Server equipment in datacenters needs to be kept within a certain temperature range. Hardware can fail if it is too warm, but overcooling wastes energy. Still, most datacenters err on the side of caution and cool their equipment more than they need to.

The Lawrence Berkeley engineers, working with Intel, Hewlett-Packard, IBM, and Emerson Network Power, have been experimenting with a way to deliver just the right amount of cooling to computing equipment.

They fed temperature readings from sensors that are built into most modern servers directly into the datacenter building controls, allowing the air conditioning system to keep the facility at just the right temperature to cool the servers.

It’s a simple idea but something that hadn’t been achieved before. IT and facilities management systems have historically been managed separately. Computer Room Air Handlers, or CRAH units — basically, large air conditioners — are most often controlled using temperature sensors located on or near the CRAH air inlets.

That’s the way 76 percent of datacenters do it, according to an end-user study cited in a white paper about the experiment. Eleven percent of datacenters place the sensors in the cold aisles between the server racks, which is better but still not ideal.

Linking the IT equipment directly to the cooling systems represents “the most fruitful area in improving datacenter efficiency over the next several years,” according to the white paper.

The project has been a success, according to Bill Tschudi, a program manager at Lawrence Berkeley. “The main goal we had was to show that you could do this, that you could use the sensors in the IT equipment to control the building systems, and we achieved that,” he said.

The amount of energy saved will vary depending on how efficient a datacenter is to begin with, he said. He predicted that most datacenters would see a return on their investment within a year.

Most datacenters today are overcooled, according to the end-user study. It found that 90 percent of respondents keep their datacenter at least 5C below the upper limit recommended by The American Society of Heating, Refrigerating and Air-Conditioning Engineers, which publishes datacenter temperature guidelines. Adding even a few degrees of extra cooling can be expensive in datacenters.

“There’s this idea that the best datacenter is a cool datacenter, but what we’ve found is that it’s safe to run them a little bit warmer,” said Allyson Klein, a manager with Intel’s Server Platform Group.

Linking the IT and building control systems sounds simple but posed some technical challenges. IT management systems speak a different language from building control systems, so the engineers had to develop software to convert the IT information into a protocol that can be understood by the CRAH units.

The software was custom-written for the project, but commercial vendors are developing products to do that work, Klein said.

The project also used variable-speed fans in the CRAH units, which allow the cooling supply to be regulated more precisely. But Klein said datacenters could see benefits even without those fans, just from having more precise data about server temperatures.

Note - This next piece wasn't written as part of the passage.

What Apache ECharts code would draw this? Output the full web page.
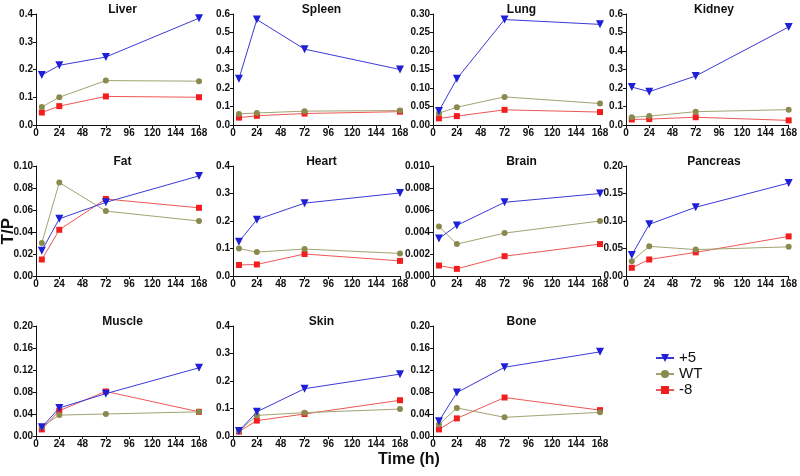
<!DOCTYPE html>
<html>
<head>
<meta charset="utf-8">
<script src="https://cdn.jsdelivr.net/npm/echarts@6/dist/echarts.min.js"></script>
<style>
html, body { margin: 0; padding: 0; background: #fff; }
#main { width: 800px; height: 476px; }
</style>
</head>
<body>
<div id="main"></div>
<script>
var hours = [6, 24, 72, 168];
var xTicks = [0, 24, 48, 72, 96, 120, 144, 168];
var groups = ['+5', 'WT', '-8'];

var tissues = ['Liver', 'Spleen', 'Lung', 'Kidney', 'Fat', 'Heart', 'Brain', 'Pancreas', 'Muscle', 'Skin', 'Bone'];

// T/P values per tissue, order: 6h, 24h, 72h, 168h
var plus5 = {
    Liver:    [0.180, 0.215, 0.245, 0.385],
    Spleen:   [0.250, 0.570, 0.410, 0.300],
    Lung:     [0.038, 0.125, 0.285, 0.272],
    Kidney:   [0.205, 0.180, 0.265, 0.530],
    Fat:      [0.023, 0.052, 0.067, 0.091],
    Heart:    [0.125, 0.205, 0.265, 0.302],
    Brain:    [0.0034, 0.0046, 0.0067, 0.0075],
    Pancreas: [0.038, 0.094, 0.125, 0.169],
    Muscle:   [0.016, 0.051, 0.077, 0.124],
    Skin:     [0.018, 0.088, 0.172, 0.225],
    Bone:     [0.027, 0.079, 0.125, 0.153]
};
var wt = {
    Liver:    [0.065, 0.100, 0.160, 0.158],
    Spleen:   [0.060, 0.065, 0.075, 0.078],
    Lung:     [0.032, 0.048, 0.076, 0.058],
    Kidney:   [0.042, 0.048, 0.072, 0.083],
    Fat:      [0.030, 0.085, 0.059, 0.050],
    Heart:    [0.100, 0.087, 0.098, 0.082],
    Brain:    [0.0045, 0.0029, 0.0039, 0.0050],
    Pancreas: [0.027, 0.054, 0.048, 0.053],
    Muscle:   [0.017, 0.038, 0.040, 0.044],
    Skin:     [0.018, 0.075, 0.085, 0.098],
    Bone:     [0.021, 0.051, 0.034, 0.043]
};
var minus8 = {
    Liver:    [0.045, 0.068, 0.103, 0.100],
    Spleen:   [0.040, 0.050, 0.062, 0.072],
    Lung:     [0.018, 0.024, 0.041, 0.035],
    Kidney:   [0.030, 0.032, 0.042, 0.025],
    Fat:      [0.015, 0.042, 0.070, 0.062],
    Heart:    [0.040, 0.042, 0.080, 0.055],
    Brain:    [0.00095, 0.00065, 0.0018, 0.0029],
    Pancreas: [0.015, 0.030, 0.043, 0.072],
    Muscle:   [0.012, 0.046, 0.081, 0.044],
    Skin:     [0.016, 0.056, 0.080, 0.130],
    Bone:     [0.012, 0.032, 0.070, 0.047]
};

// y axis max, interval, decimals
var yMax =      [0.4, 0.6, 0.30, 0.6, 0.10, 0.4, 0.010, 0.20, 0.20, 0.4, 0.20];
var yStep =     [0.1, 0.1, 0.05, 0.1, 0.02, 0.1, 0.002, 0.05, 0.04, 0.1, 0.04];
var yDecimals = [1, 1, 2, 1, 2, 1, 3, 2, 2, 1, 2];

var colLeft = [36, 233, 433, 626];
var colWidth = [163, 167, 167, 166];
var rowTop = [14, 166, 326];
var rowHeight = [111, 110, 110];

var colors = ['#1f1fd6', '#8a8a4e', '#f01e1e'];
var symbols = ['triangle', 'circle', 'rect'];
var symbolSizes = [8, 6, 6];
var lineColors = ['#3a3ad8', '#a3a372', '#ef5656'];
var sets = [plus5, wt, minus8];

var font = 'Liberation Sans, Arial, sans-serif';

var grids = [], xAxes = [], yAxes = [], series = [], titles = [];

tissues.forEach(function (name, i) {
    var r = Math.floor(i / 4), c = i % 4;
    grids.push({ left: colLeft[c], top: rowTop[r], width: colWidth[c], height: rowHeight[r] });
    titles.push({
        text: name,
        left: colLeft[c] + colWidth[c] / 2,
        top: rowTop[r] - 15,
        textAlign: 'center',
        textStyle: { fontFamily: font, fontSize: 12, fontWeight: 'bold', color: '#111' }
    });
    xAxes.push({
        type: 'value', gridIndex: i, min: 0, max: 168, interval: 24,
        axisLine: { lineStyle: { color: '#111', width: 1 } },
        axisTick: { show: true, length: 3, lineStyle: { color: '#111' } },
        axisLabel: { fontFamily: font, fontSize: 10, fontWeight: 'bold', color: '#111', margin: 3 },
        splitLine: { show: false }
    });
    var d = yDecimals[i];
    yAxes.push({
        type: 'value', gridIndex: i, min: 0, max: yMax[i], interval: yStep[i],
        axisLine: { show: true, lineStyle: { color: '#111', width: 1 } },
        axisTick: { show: true, length: 3, lineStyle: { color: '#111' } },
        axisLabel: {
            fontFamily: font, fontSize: 10, fontWeight: 'bold', color: '#111', margin: 3,
            formatter: function (v) { return v.toFixed(d); }
        },
        splitLine: { show: false }
    });
    for (var g = 0; g < 3; g++) {
        var vals = sets[g][name];
        series.push({
            name: groups[g],
            type: 'line',
            xAxisIndex: i, yAxisIndex: i,
            data: hours.map(function (h, k) { return [h, vals[k]]; }),
            symbol: symbols[g],
            symbolSize: symbolSizes[g],
            symbolRotate: g === 0 ? 180 : 0,
            showAllSymbol: true,
            itemStyle: { color: colors[g] },
            lineStyle: { color: lineColors[g], width: 1 },
            z: 3 - g,
            animation: false
        });
    }
});

var option = {
    backgroundColor: '#fff',
    animation: false,
    title: titles,
    grid: grids,
    xAxis: xAxes,
    yAxis: yAxes,
    series: series,
    legend: {
        data: groups,
        orient: 'vertical',
        left: 650,
        top: 345,
        itemWidth: 18,
        itemHeight: 10,
        itemGap: 0,
        textStyle: { fontFamily: font, fontSize: 15, lineHeight: 16, color: '#111' }
    },
    graphic: [
        {
            type: 'text', left: 0, top: 218, rotation: Math.PI / 2,
            style: { text: 'T/P', font: 'bold 17px Liberation Sans, Arial, sans-serif', fill: '#111' }
        },
        {
            type: 'text', left: 378, top: 452,
            style: { text: 'Time (h)', font: 'bold 16px Liberation Sans, Arial, sans-serif', fill: '#111' }
        }
    ]
};

var chart = echarts.init(document.getElementById('main'));
chart.setOption(option);
</script>
</body>
</html>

The project is being wrapped up now and the engineers will report their findings in a session at the Intel Developer Forum this month, and at the datacenter Energy Efficiency Summit in October. NetApp has conducted a similar project and will also present its findings at the summit.

Part of the technique’s appeal is that the up-front costs are relatively low. “We’re using industry-standard technologies, so there’s no special sauce that would prevent customers from employing this,” Klein said. The temperature data could be fed directly into the building control systems, or sent via management consoles from IBM, HP and others, she said.

Most new servers include the front-panel temperature sensors employed in the experiment, and the EPA plans to add the sensors to its list of requirements for Energy Star servers, she said.

Other types of instrumentation data are likely to be used in the future.

“If you think about it, this is just a baby step to get started,” Tschudi said. “You could use this same idea to integrate more of the datacenter, so that instead of thinking of it in terms of IT equipment and infrastructure equipment, you could think of it as a single entity that’s seamlessly controlling itself.”